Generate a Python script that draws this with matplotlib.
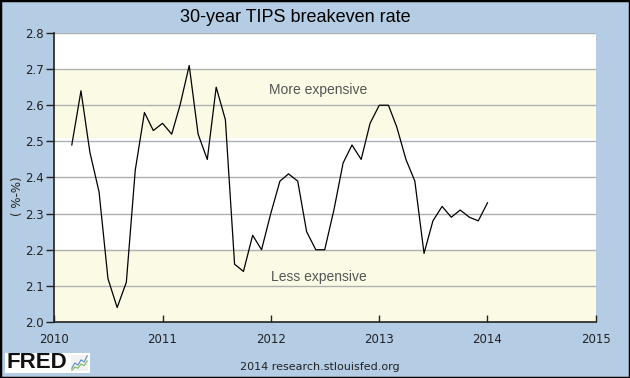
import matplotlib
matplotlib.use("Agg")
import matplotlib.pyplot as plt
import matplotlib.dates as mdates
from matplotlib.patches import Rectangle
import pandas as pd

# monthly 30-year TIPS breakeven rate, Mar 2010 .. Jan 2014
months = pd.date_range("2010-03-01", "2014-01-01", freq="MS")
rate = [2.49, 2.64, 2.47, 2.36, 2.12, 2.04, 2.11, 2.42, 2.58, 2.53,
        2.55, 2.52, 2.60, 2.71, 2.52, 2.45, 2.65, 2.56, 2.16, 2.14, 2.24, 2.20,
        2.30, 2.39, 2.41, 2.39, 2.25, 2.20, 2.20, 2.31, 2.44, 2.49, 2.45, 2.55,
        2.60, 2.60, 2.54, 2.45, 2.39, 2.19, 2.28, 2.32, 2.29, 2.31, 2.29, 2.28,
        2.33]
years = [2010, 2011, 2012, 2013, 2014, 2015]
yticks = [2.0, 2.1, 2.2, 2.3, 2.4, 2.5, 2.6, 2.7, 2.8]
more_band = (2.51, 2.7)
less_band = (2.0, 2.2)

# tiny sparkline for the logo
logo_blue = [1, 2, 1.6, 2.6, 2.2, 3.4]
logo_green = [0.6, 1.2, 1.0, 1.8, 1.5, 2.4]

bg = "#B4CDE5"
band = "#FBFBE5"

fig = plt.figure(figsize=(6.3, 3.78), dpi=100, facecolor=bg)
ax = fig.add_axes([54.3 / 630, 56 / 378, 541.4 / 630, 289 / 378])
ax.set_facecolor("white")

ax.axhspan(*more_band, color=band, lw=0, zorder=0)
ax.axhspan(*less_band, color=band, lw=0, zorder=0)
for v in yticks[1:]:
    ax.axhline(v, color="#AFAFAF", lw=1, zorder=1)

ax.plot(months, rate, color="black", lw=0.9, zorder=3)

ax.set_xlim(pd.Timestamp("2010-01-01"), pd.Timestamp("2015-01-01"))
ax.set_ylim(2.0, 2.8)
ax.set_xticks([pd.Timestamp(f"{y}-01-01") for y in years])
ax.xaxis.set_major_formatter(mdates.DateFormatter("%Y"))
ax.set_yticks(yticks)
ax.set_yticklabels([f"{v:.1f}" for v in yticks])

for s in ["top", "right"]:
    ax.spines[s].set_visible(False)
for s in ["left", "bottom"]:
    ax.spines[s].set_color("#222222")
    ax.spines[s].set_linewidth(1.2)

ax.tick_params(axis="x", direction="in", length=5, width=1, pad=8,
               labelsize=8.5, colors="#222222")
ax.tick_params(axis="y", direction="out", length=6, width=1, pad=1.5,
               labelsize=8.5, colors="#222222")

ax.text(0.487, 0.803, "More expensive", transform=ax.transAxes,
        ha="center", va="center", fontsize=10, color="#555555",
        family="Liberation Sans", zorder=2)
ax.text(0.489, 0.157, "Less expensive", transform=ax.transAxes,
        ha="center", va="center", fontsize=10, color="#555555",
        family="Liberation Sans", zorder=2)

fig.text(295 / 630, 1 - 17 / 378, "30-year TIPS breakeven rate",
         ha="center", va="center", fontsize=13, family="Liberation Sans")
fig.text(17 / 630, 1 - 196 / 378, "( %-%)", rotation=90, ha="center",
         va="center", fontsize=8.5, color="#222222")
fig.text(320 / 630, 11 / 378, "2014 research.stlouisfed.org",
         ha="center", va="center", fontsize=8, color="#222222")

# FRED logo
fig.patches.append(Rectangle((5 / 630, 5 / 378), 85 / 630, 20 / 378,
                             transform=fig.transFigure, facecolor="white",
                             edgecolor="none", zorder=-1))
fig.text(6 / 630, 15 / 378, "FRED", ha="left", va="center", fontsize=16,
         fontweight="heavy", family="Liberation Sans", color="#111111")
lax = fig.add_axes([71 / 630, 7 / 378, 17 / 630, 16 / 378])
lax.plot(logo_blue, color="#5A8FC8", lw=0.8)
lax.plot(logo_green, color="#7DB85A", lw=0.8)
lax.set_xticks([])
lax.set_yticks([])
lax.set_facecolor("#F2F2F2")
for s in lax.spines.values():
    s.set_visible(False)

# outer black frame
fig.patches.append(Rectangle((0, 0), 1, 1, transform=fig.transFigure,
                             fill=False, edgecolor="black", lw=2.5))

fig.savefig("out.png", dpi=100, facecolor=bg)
· · · · · · ·
▶ _What to do_: Up to and including the line containing "import pandas as pd", repeat every line from the start of the data, but none of the pictures.

▶ _Answer to this exercise_:
Generate a Python script that draws this with matplotlib.
import matplotlib
matplotlib.use("Agg")
import matplotlib.pyplot as plt
import matplotlib.dates as mdates
from matplotlib.patches import Rectangle
import pandas as pd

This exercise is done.